IT’S HARD to believe now, but lobster used to be a poor man’s food. So despised was it, once, that servants had clauses written into their contracts limiting the number of days employers could require them to eat it. In colonial America, it was considered inhumane even for prisons to feed it to inmates more than once a week.
Since then, lobsters have done some serious social climbing. And I was reflecting on their achievement when, last weekend, I caught one of my own for the first time. As we looked each other in the optical sensors, it struck me that my lobster was a metaphor for the entire species. He had just come up in the world dramatically, after all. But he didn’t seem very happy about it.
Actually, the lobster wasn’t mine, in any real sense. He was in one of a dozen pots kept off Greenore by my old friend and neighbour Jim Marks, whose boat we were bobbing around in at the time. My sole contribution had been to haul the pot up from the sea bottom. And the only skill involved was trying not to fall over the side while doing it.
Still, not having caught so much as a goldfish in my life prior to then, the lobster-hauling did seem vaguely heroic, even Hemingwayesque. For several minutes afterwards, I felt like a hardened sea-angler. Then the feeling in my stomach that I had been trying to ignore since we left Greenore returned with a vengeance.
Inland, it was a calm day. Out where Carlingford Lough meets the Irish Sea, it was choppier that a butcher’s knife. Even finding the pot markers among the heaving waves was a challenge. By the time we’d lifted them all, I was nearly as green around the gills as the useless European crabs that were most of the pots’ main contents.
It was a big relief when we put in for a while at Cranfield, over on the Co Down side of the water. It took only half an hour there for my stomach to settle again. But any temptation to congratulate myself was tempered by the spectacle of the other crew members, Conor (15) and Sean (11): who were both completely unperturbed by the swell and, to prove it, had already eaten my lunch.
THE ORIGINAL PLAN, once the pots were lifted, was to head further out to sea and fish for mackerel. But with the wind strengthening, we changed tack. Instead, on the way back, we stopped in the channel, where the bigger ships enter the lough, and dropped a line. If there were any mackerel inshore, we’d get them here.
In fact, rather than gain mackerel we lost the line: probably caught “in a wreck”, Jim thought. And sure enough, thanks to the many hazardous rocks in the area, there are plenty of submerged ships. So common were wrecks here once, and so lucrative to locals ashore, it’s said that the children of Cranfield used to go to bed on windy nights praying: “God bless Mammy and Daddy, and send a big ship ashore in the morning”.
But of course, some shipwrecks did nobody any good. One of the worst was in 1916 when a steamer left Greenore for Holyhead and, minutes later, collided with an inbound collier. Both sank and, of more than 90 crew and passengers, only one survived.
The dangerously narrow channel was probably the main factor, although an inquiry also blamed lack of co-ordination between the emergency services. Warning signals from the lighthouse were inaudible on land, so that the Greenore lifeboat didn’t launch and it was hours before coastguards in Greencastle heard of the disaster.
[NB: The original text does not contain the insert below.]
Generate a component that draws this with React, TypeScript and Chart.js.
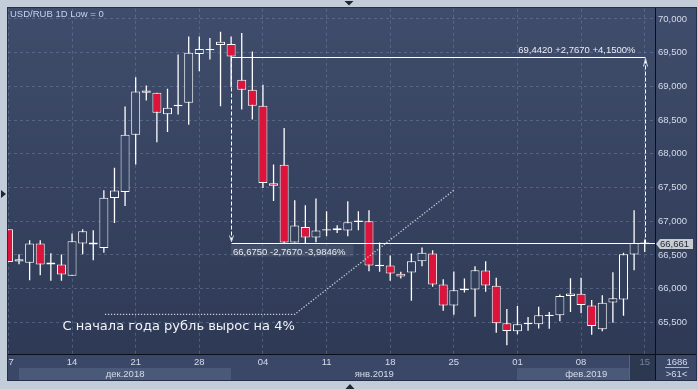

Things have much improved since. One of the reasons we visited Cranfield on Saturday was a day-long festival revolving around marine safety. There were lifeboat and helicopter rescue demonstrations, with involvement from both sides of the Border.
And to appease the piratical local children, the organisers had also wisely laid on bouncy castles.
ANYWAY, despite the conditions, we made it back to Greenore safely, with four lobsters and a bucketful of the more edible crabs. There only remained now the challenge of preparing our catch for the table, which in its own way was not for the faint-hearted.
This, incidentally, is key to the lobster’s latter-day rise. Part of the stigma formerly attaching to it was that it used to be dead before cooking and was then often preserved for shipping over long distances, by which time it was often best avoided.
Now, of course, the norm is to boil lobster alive: an event that typically happens close to where it’s eaten. It has thereby become one of the freshest of all foods, and at least before being smothered in sauces, one of the healthiest too.
I won’t go into the question of whether lobsters feel pain, as we understand it, if only because David Foster Wallace did so at length some years ago in a famous essay called Consider the Lobster. I have read that essay and, 10,000 words later, was no closer the answer, which seems to lie somewhere between science and philosophy.
But in common with Wallace, I think there is at least something to be said for the fact that, unlike the results of factory farming, which are packaged in such a way that you don’t have to think about where they came from, you do usually have to confront the fate of the lobster, if only when choosing him from a restaurant tank.
In this sense, I confronted my lobster first in a boat, and then later in a kitchen, just before he went into the saucepan. In between, I held him – if not lovingly, then very carefully – behind the pincers. Then I saw him go from black-and-blue, pre-cooking, to the colour of an Irish suntan. After which, with all due solemnity and some guilt, I had him for Sunday lunch. And not that it will be any consolation to the lobster, but he was very good indeed.